Chapter 12: The Urinary System | Mara Rodriguez's Chart Note


Patient Name: Rodriguez, Mara
ID Number: 65588
Examination Date: August 29, 20xx

This 43-year-old female presents with subcostal pain and episodes of gross (visible to the naked eye) hematuria. She was seen in the ER approximately 3 weeks ago for similar symptoms. At that time a renal ultrasound was performed. It showed no evidence of hydronephrosis or renal mass. Today patient complains of some nausea and vomiting. She denies fever, chills, dysuria, or frequency. There is no previous history of urinary tract infections, calculus formation, or genitourinary (reproductive and urinary system) surgery.

On physical examination, the abdomen appears relatively soft but diffusely tender (not limited to one location), particularly in the left upper and left lower quadrants. Some guarding was noted with no clearly elicited rebound tenderness. (When the areas were palpated, no rebound tenderness occurred when the physician's palpating hand was withdrawn.) Urinalysis today shows 6–10 erythrocytes (red blood cells) per high power field. There is no suggestion of infection with leukocytes or bacteria.

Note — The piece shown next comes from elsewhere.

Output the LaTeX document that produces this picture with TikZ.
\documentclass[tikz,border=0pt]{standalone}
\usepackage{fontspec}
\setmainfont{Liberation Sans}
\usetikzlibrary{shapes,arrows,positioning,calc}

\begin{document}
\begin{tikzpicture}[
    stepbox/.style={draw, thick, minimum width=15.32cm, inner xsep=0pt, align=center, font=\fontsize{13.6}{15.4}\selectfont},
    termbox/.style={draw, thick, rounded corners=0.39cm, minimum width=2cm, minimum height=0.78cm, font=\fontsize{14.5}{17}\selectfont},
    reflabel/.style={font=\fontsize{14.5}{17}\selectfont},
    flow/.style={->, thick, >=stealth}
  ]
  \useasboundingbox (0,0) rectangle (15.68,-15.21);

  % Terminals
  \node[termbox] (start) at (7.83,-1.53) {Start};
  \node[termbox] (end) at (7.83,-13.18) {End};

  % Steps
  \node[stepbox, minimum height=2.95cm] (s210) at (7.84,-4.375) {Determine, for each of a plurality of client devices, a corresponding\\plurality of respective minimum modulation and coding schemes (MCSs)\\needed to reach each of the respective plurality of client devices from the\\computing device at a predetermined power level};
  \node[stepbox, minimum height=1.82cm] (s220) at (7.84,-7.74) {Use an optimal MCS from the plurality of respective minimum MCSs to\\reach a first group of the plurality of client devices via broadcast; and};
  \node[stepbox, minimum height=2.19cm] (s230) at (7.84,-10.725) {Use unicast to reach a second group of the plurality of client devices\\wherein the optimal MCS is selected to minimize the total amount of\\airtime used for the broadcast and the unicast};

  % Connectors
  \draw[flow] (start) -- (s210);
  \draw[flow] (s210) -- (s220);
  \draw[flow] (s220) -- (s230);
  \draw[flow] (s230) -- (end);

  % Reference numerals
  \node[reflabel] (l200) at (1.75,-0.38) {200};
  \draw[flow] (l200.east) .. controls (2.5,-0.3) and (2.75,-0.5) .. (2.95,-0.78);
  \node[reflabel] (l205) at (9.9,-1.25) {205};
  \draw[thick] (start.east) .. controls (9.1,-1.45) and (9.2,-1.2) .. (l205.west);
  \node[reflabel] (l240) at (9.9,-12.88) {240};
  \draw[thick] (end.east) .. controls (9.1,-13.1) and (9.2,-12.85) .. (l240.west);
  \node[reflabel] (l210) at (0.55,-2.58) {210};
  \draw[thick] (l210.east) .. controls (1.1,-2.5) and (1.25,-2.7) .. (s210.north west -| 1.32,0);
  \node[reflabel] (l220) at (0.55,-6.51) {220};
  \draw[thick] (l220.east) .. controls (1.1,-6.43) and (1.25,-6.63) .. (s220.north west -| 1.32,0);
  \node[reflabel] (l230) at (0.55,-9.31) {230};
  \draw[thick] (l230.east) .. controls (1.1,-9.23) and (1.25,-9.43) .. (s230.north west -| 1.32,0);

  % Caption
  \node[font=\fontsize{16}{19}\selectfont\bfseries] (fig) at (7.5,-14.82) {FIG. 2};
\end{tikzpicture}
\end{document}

The etiology of the pain remains unclear, although possibilities include a calculus, cholecystitis (inflammation of the gallbladder), or ovarian cyst. With absence of obstruction on the renal ultrasound, the cause of pain is not suggestive of a stone. Negative urinalysis also mitigates against pyelonephritis, and the pain is clearly abdominal. The etiology of the gross hematuria remains unclear.

A surgical consultation for further evaluation of the abdomen is advised.